LE CONDIZIONI DI LAVORO


Nei Paesi industrializzati i lavoratori che trovarono impiego nelle fabbriche delle città si trasferirono spesso nelle periferie urbane con le famiglie. Costretti a vivere in abitazioni malsane, e a lavorare sopportando ritmi massacranti (13-15 ore quotidiane), presto maturarono l’esigenza di vedere salvaguardati i propri interessi. Gli operai salariati iniziarono così a riunirsi in associazioni di mestiere. 

In Inghilterra, furono istituite le Trade Unions (Unioni di mestiere), nate nella seconda metà del XVIII sec. e riconosciute dal governo nel 1824. Nel 1834 fu istituita la Grand National Consolidated Trade Union che le comprendeva tutte. Non ottenendo successi nella legislazione del lavoro, esse si orientarono all’attività politica. Nel 1838 redassero la Carta del popolo per la democratizzazione del sistema politico inglese.

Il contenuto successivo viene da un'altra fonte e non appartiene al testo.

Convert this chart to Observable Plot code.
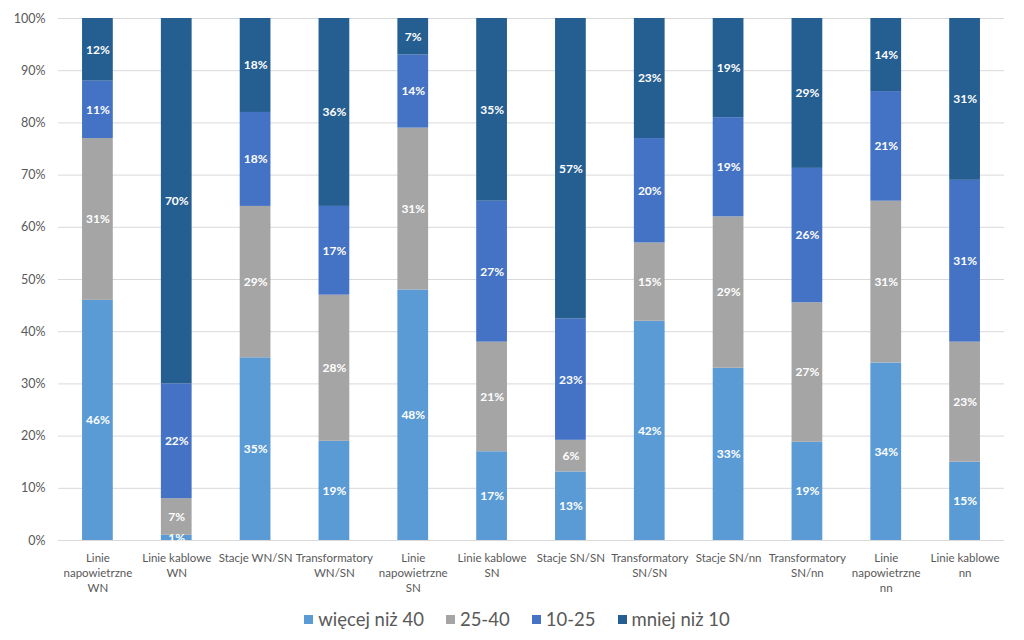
<!DOCTYPE html>
<html>
<head>
<meta charset="utf-8">
<script src="https://cdn.jsdelivr.net/npm/d3@7"></script>
<script src="https://cdn.jsdelivr.net/npm/@observablehq/plot@0.6"></script>
<style>
  body { margin: 0; background: #fff; font-family: Lato, "Open Sans", sans-serif; }
  #legend { display: flex; justify-content: center; align-items: center; gap: 22px; height: 38px; font-size: 18.5px; color: #595959; padding-left: 10px; }
  #legend .item { display: flex; align-items: center; gap: 5px; }
  #legend .sw { width: 9px; height: 9px; display: inline-block; }
</style>
</head>
<body>
<div id="chart"></div>
<div id="legend"></div>
<script>
const categories = [
  "Linie napowietrzne WN", "Linie kablowe WN", "Stacje WN/SN", "Transformatory WN/SN",
  "Linie napowietrzne SN", "Linie kablowe SN", "Stacje SN/SN", "Transformatory SN/SN",
  "Stacje SN/nn", "Transformatory SN/nn", "Linie napowietrzne nn", "Linie kablowe nn"
];
const tickLabels = [
  "Linie\nnapowietrzne\nWN", "Linie kablowe\nWN", "Stacje WN/SN", "Transformatory\nWN/SN",
  "Linie\nnapowietrzne\nSN", "Linie kablowe\nSN", "Stacje SN/SN", "Transformatory\nSN/SN",
  "Stacje SN/nn", "Transformatory\nSN/nn", "Linie\nnapowietrzne\nnn", "Linie kablowe\nnn"
];
const series = ["więcej niż 40", "25-40", "10-25", "mniej niż 10"];
const colors = ["#5B9BD5", "#A5A5A5", "#4472C4", "#255E91"];

const more40 = [46, 1, 35, 19, 48, 17, 13, 42, 33, 19, 34, 15];
const r25_40 = [31, 7, 29, 28, 31, 21, 6, 15, 29, 27, 31, 23];
const r10_25 = [11, 22, 18, 17, 14, 27, 23, 20, 19, 26, 21, 31];
const less10 = [12, 70, 18, 36, 7, 35, 57, 23, 19, 29, 14, 31];

const seriesValues = [more40, r25_40, r10_25, less10];
const data = categories.flatMap((c, i) =>
  series.map((s, j) => ({ cat: c, series: s, value: seriesValues[j][i] }))
);

const chart = Plot.plot({
  width: 1024,
  height: 600,
  marginTop: 18,
  marginBottom: 60,
  marginLeft: 58,
  marginRight: 20,
  style: { fontFamily: "Lato, 'Open Sans', sans-serif", background: "#fff" },
  x: { domain: categories, paddingInner: 0.61, paddingOuter: 0.305, round: false, label: null },
  y: { domain: [0, 1], label: null },
  color: { domain: series, range: colors },
  marks: [
    Plot.gridY({ ticks: d3.range(0, 1.0001, 0.1), stroke: "#d9d9d9", strokeOpacity: 1 }),
    Plot.barY(data, Plot.stackY({ x: "cat", y: "value", fill: "series", offset: "normalize", order: series })),
    Plot.text(data, Plot.stackY({
      x: "cat", y: "value", z: "series", offset: "normalize", order: series,
      text: d => d.value + "%", fill: "white", fontSize: 12, fontWeight: 700
    })),
    Plot.axisY({
      ticks: d3.range(0, 1.0001, 0.1), tickFormat: d3.format(".0%"),
      tickSize: 0, tickPadding: 13, fontSize: 12.5, color: "#595959", label: null
    }),
    Plot.axisX({
      tickSize: 0, tickPadding: 11, fontSize: 11.5, color: "#595959", label: null,
      lineHeight: 1.3,
      tickFormat: d => tickLabels[categories.indexOf(d)]
    })
  ]
});
document.getElementById("chart").appendChild(chart);

const legend = document.getElementById("legend");
series.forEach((s, j) => {
  const item = document.createElement("div");
  item.className = "item";
  const sw = document.createElement("span");
  sw.className = "sw";
  sw.style.background = colors[j];
  const label = document.createElement("span");
  label.textContent = s;
  item.appendChild(sw);
  item.appendChild(label);
  legend.appendChild(item);
});
</script>
</body>
</html>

In Francia tra gli artigiani e alcuni gruppi di operai si diffusero le Società di mutuo soccorso. Di fronte a questi movimenti la borghesia assunse atteggiamenti differenti. I più respingevano le richieste dei lavoratori, mentre solo una piccola minoranza era favorevole a un moderato interessamento. I governi, dal canto loro, affrontarono i problemi legati al mondo del lavoro proletario per evitare pericolose tensioni. Nel 1831 in Inghilterra furono emanate leggi che limitavano a 10 ore l’orario di lavoro per donne e bambini sotto i 10 anni. In Francia venne limitato l’impiego dei bambini solo nel 1841, ma la legge riguardava esclusivamente le fabbriche con più di 20 dipendenti.